Monday, February 11, 2013

11th February - Special

Lunar New Year! I've been getting my share of ang paos to replenish my gradually diminishing money supply. You know, since I don't have a job, so my money-saving and Chinese New Year is what funds me for the whole year. Yesterday, there was a reunion dinner with the family. Nothing significant. Eating. Going home. Sleeping. Armoured Core V. Today, everyone came to our house to party though. Together with Vincent and Jodie. Despite all the people there, Jodie wasn't hindered from showing her affection for me. Leaning on my shoulder, kissing me on the cheek, random hugs, mounting me on the bed. Uhm. Ahem. I'm not very sure if I'm doing the right thing as a person who's rejecting her. I'm trying to be nice but she's... obsessed. Especially when Felicia came.
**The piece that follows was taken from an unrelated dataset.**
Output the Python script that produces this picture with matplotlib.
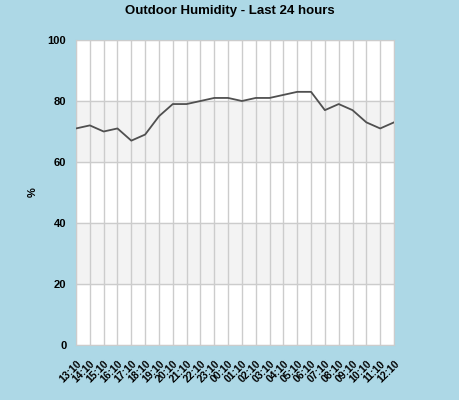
import matplotlib
matplotlib.use("Agg")
import matplotlib.pyplot as plt

# readings of the last 24 hours
hours = ["13:10", "14:10", "15:10", "16:10", "17:10", "18:10", "19:10", "20:10",
         "21:10", "22:10", "23:10", "00:10", "01:10", "02:10", "03:10", "04:10",
         "05:10", "06:10", "07:10", "08:10", "09:10", "10:10", "11:10", "12:10"]
humidity = [71, 72, 70, 71, 67, 69, 75, 79, 79, 80, 81, 81,
            80, 81, 81, 82, 83, 83, 77, 79, 77, 73, 71, 73]
y_ticks = [0, 20, 40, 60, 80, 100]

plt.rcParams['font.family'] = ['Liberation Sans', 'DejaVu Sans']

bg = "#add8e6"
fig = plt.figure(figsize=(4.6, 4.0), dpi=100, facecolor=bg)
ax = fig.add_axes([76 / 460, 55 / 400, 318 / 460, 305 / 400])
ax.set_facecolor("white")

x = list(range(len(hours)))

# alternating bands
for lo, hi in [(20, 40), (60, 80)]:
    ax.axhspan(lo, hi, color="#f3f3f3", zorder=0)

ax.set_xlim(0, len(hours) - 1)
ax.set_ylim(0, 100)
ax.set_xticks(x)
ax.set_xticklabels(hours, rotation=45, ha="right", rotation_mode="anchor",
                   fontsize=7.5, fontweight="bold")
ax.set_yticks(y_ticks)
ax.set_yticklabels([str(v) for v in y_ticks], fontsize=8, fontweight="bold")
ax.tick_params(axis="x", length=0, pad=10)
ax.tick_params(axis="y", length=0, pad=7)
ax.grid(True, color="#cccccc", linewidth=1)
ax.set_axisbelow(True)
for s in ax.spines.values():
    s.set_color("#cccccc")

ax.plot(x, humidity, color="#505050", linewidth=1.3, zorder=3)

ax.set_ylabel("%", fontsize=8, fontweight="bold", labelpad=7)
fig.text(230 / 460, 1 - 11 / 400, "Outdoor Humidity - Last 24 hours",
         ha="center", va="center", fontsize=9.5, fontweight="bold")

fig.savefig("out.png", dpi=100, facecolor=bg)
And after a long time of not seeing her, our reunion was started with Felicia attacking me for making her stutter the name of the guy she admires. This made Jodie rush back home in a jealous rage or something. I'm not very sure what the right decision should have been. Should I have shown compassion? Pity? I can't stop her affection for me, but I don't think I can return them either, and any misunderstandings and overreactions she comes upon really isn't my business, but I can't help but feel guilty.

After everyone left, me, Vince and Felicia ended up having a nice best friend chat. Something we haven't had in awhile, I suppose. Since me and Vincent had thought we had exhausted all possible conversation topics, adding Felicia into the mix with her own worries stirred up more secrets we had about ourselves. Vincent being sure that he's bisexual, for one. Both of them have had experience with previous romantic partners, as well as their record of making out with people. And even though I'm a horny ass motherfucker, I'm still bloody bodily pure. Like, first kiss still here kind of pure. Which is kinda shameful with all the shit I spout, ahahaha. I just haven't found anyone special enough for me to give it to, as much as my curiosity beckons me. But I felt somewhat out of place in this conversation. I couldn't give any relationship advice, because I had none. Being special is the same as being different. And being different is the same as being lonely.